TASK GOAL: Copy all the data exactly, except the pictures.

SUPPLIED INFORMATION:

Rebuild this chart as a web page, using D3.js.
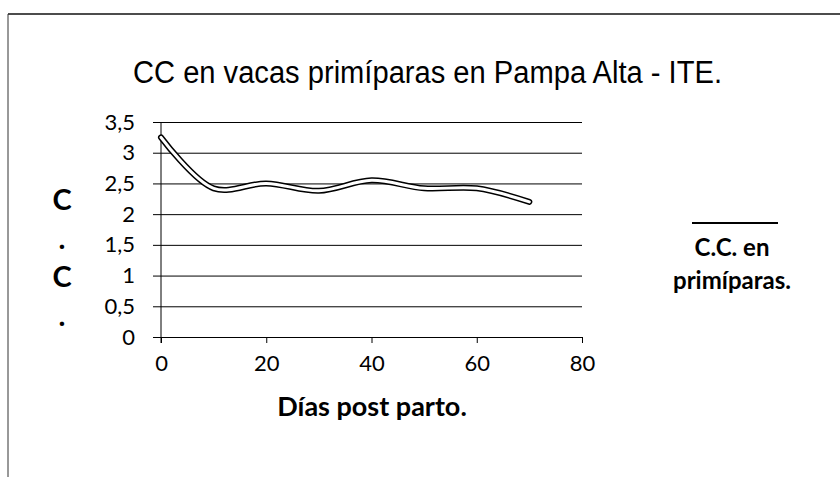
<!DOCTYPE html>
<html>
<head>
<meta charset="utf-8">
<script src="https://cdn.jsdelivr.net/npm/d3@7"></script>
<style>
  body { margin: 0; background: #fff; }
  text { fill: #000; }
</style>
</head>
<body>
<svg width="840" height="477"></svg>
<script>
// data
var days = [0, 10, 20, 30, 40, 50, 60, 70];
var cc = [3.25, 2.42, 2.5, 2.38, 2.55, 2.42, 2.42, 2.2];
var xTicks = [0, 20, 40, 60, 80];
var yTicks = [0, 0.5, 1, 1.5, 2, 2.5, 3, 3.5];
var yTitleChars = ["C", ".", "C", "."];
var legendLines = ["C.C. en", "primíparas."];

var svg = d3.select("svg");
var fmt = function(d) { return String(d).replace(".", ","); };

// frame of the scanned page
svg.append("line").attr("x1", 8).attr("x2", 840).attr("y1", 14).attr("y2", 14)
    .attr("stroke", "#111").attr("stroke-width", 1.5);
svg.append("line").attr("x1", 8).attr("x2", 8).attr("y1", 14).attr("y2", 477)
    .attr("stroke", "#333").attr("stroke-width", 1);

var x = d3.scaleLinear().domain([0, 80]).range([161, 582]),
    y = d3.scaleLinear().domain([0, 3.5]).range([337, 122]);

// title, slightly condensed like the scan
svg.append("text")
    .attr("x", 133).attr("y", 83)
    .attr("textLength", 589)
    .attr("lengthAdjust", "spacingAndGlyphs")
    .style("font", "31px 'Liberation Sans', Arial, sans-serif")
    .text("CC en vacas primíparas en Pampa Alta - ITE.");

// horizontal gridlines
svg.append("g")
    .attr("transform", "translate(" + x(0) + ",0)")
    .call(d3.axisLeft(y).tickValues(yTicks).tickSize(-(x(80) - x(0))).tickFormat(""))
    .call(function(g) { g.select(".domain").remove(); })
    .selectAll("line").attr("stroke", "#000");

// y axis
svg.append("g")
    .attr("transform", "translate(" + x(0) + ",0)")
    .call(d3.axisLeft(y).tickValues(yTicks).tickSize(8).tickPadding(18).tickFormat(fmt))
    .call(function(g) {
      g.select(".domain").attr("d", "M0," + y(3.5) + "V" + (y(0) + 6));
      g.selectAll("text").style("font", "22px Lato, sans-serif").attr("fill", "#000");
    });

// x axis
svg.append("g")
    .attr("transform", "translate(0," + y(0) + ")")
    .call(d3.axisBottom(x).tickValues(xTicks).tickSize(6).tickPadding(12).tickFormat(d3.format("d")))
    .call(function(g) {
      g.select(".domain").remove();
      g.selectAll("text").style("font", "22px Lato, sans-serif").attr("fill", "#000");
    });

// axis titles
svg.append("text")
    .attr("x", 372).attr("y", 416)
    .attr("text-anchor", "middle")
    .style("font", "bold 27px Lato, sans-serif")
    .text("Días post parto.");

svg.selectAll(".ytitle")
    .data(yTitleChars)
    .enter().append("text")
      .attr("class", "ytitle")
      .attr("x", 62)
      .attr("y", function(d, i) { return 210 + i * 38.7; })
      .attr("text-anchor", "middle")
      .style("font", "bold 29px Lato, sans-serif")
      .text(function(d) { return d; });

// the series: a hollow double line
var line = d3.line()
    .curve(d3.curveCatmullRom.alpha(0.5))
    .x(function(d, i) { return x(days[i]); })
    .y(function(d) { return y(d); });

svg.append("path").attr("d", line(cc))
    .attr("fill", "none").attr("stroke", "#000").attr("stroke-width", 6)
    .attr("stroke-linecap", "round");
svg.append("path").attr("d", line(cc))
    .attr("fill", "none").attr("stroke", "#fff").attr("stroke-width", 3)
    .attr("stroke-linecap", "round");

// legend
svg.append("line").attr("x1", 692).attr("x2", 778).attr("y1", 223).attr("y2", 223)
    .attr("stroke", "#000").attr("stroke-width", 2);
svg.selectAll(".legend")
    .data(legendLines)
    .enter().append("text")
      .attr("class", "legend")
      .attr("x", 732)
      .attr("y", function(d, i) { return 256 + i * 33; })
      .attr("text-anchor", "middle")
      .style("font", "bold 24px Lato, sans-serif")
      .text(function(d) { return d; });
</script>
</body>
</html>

ANSWER TO THE TASK:
Rebuild this chart as a web page, using D3.js.
<!DOCTYPE html>
<html>
<head>
<meta charset="utf-8">
<script src="https://cdn.jsdelivr.net/npm/d3@7"></script>
<style>
  body { margin: 0; background: #fff; }
  text { fill: #000; }
</style>
</head>
<body>
<svg width="840" height="477"></svg>
<script>
// data
var days = [0, 10, 20, 30, 40, 50, 60, 70];
var cc = [3.25, 2.42, 2.5, 2.38, 2.55, 2.42, 2.42, 2.2];
var xTicks = [0, 20, 40, 60, 80];
var yTicks = [0, 0.5, 1, 1.5, 2, 2.5, 3, 3.5];
var yTitleChars = ["C", ".", "C", "."];
var legendLines = ["C.C. en", "primíparas."];

var svg = d3.select("svg");
var fmt = function(d) { return String(d).replace(".", ","); };

// frame of the scanned page
svg.append("line").attr("x1", 8).attr("x2", 840).attr("y1", 14).attr("y2", 14)
    .attr("stroke", "#111").attr("stroke-width", 1.5);
svg.append("line").attr("x1", 8).attr("x2", 8).attr("y1", 14).attr("y2", 477)
    .attr("stroke", "#333").attr("stroke-width", 1);

var x = d3.scaleLinear().domain([0, 80]).range([161, 582]),
    y = d3.scaleLinear().domain([0, 3.5]).range([337, 122]);

// title, slightly condensed like the scan
svg.append("text")
    .attr("x", 133).attr("y", 83)
    .attr("textLength", 589)
    .attr("lengthAdjust", "spacingAndGlyphs")
    .style("font", "31px 'Liberation Sans', Arial, sans-serif")
    .text("CC en vacas primíparas en Pampa Alta - ITE.");

// horizontal gridlines
svg.append("g")
    .attr("transform", "translate(" + x(0) + ",0)")
    .call(d3.axisLeft(y).tickValues(yTicks).tickSize(-(x(80) - x(0))).tickFormat(""))
    .call(function(g) { g.select(".domain").remove(); })
    .selectAll("line").attr("stroke", "#000");

// y axis
svg.append("g")
    .attr("transform", "translate(" + x(0) + ",0)")
    .call(d3.axisLeft(y).tickValues(yTicks).tickSize(8).tickPadding(18).tickFormat(fmt))
    .call(function(g) {
      g.select(".domain").attr("d", "M0," + y(3.5) + "V" + (y(0) + 6));
      g.selectAll("text").style("font", "22px Lato, sans-serif").attr("fill", "#000");
    });

// x axis
svg.append("g")
    .attr("transform", "translate(0," + y(0) + ")")
    .call(d3.axisBottom(x).tickValues(xTicks).tickSize(6).tickPadding(12).tickFormat(d3.format("d")))
    .call(function(g) {
      g.select(".domain").remove();
      g.selectAll("text").style("font", "22px Lato, sans-serif").attr("fill", "#000");
    });

// axis titles
svg.append("text")
    .attr("x", 372).attr("y", 416)
    .attr("text-anchor", "middle")
    .style("font", "bold 27px Lato, sans-serif")
    .text("Días post parto.");

svg.selectAll(".ytitle")
    .data(yTitleChars)
    .enter().append("text")
      .attr("class", "ytitle")
      .attr("x", 62)
      .attr("y", function(d, i) { return 210 + i * 38.7; })
      .attr("text-anchor", "middle")
      .style("font", "bold 29px Lato, sans-serif")
      .text(function(d) { return d; });

// the series: a hollow double line
var line = d3.line()
    .curve(d3.curveCatmullRom.alpha(0.5))
    .x(function(d, i) { return x(days[i]); })
    .y(function(d) { return y(d); });

svg.append("path").attr("d", line(cc))
    .attr("fill", "none").attr("stroke", "#000").attr("stroke-width", 6)
    .attr("stroke-linecap", "round");
svg.append("path").attr("d", line(cc))
    .attr("fill", "none").attr("stroke", "#fff").attr("stroke-width", 3)
    .attr("stroke-linecap", "round");

// legend
svg.append("line").attr("x1", 692).attr("x2", 778).attr("y1", 223).attr("y2", 223)
    .attr("stroke", "#000").attr("stroke-width", 2);
svg.selectAll(".legend")
    .data(legendLines)
    .enter().append("text")
      .attr("class", "legend")
      .attr("x", 732)
      .attr("y", function(d, i) { return 256 + i * 33; })
      .attr("text-anchor", "middle")
      .style("font", "bold 24px Lato, sans-serif")
      .text(function(d) { return d; });
</script>
</body>
</html>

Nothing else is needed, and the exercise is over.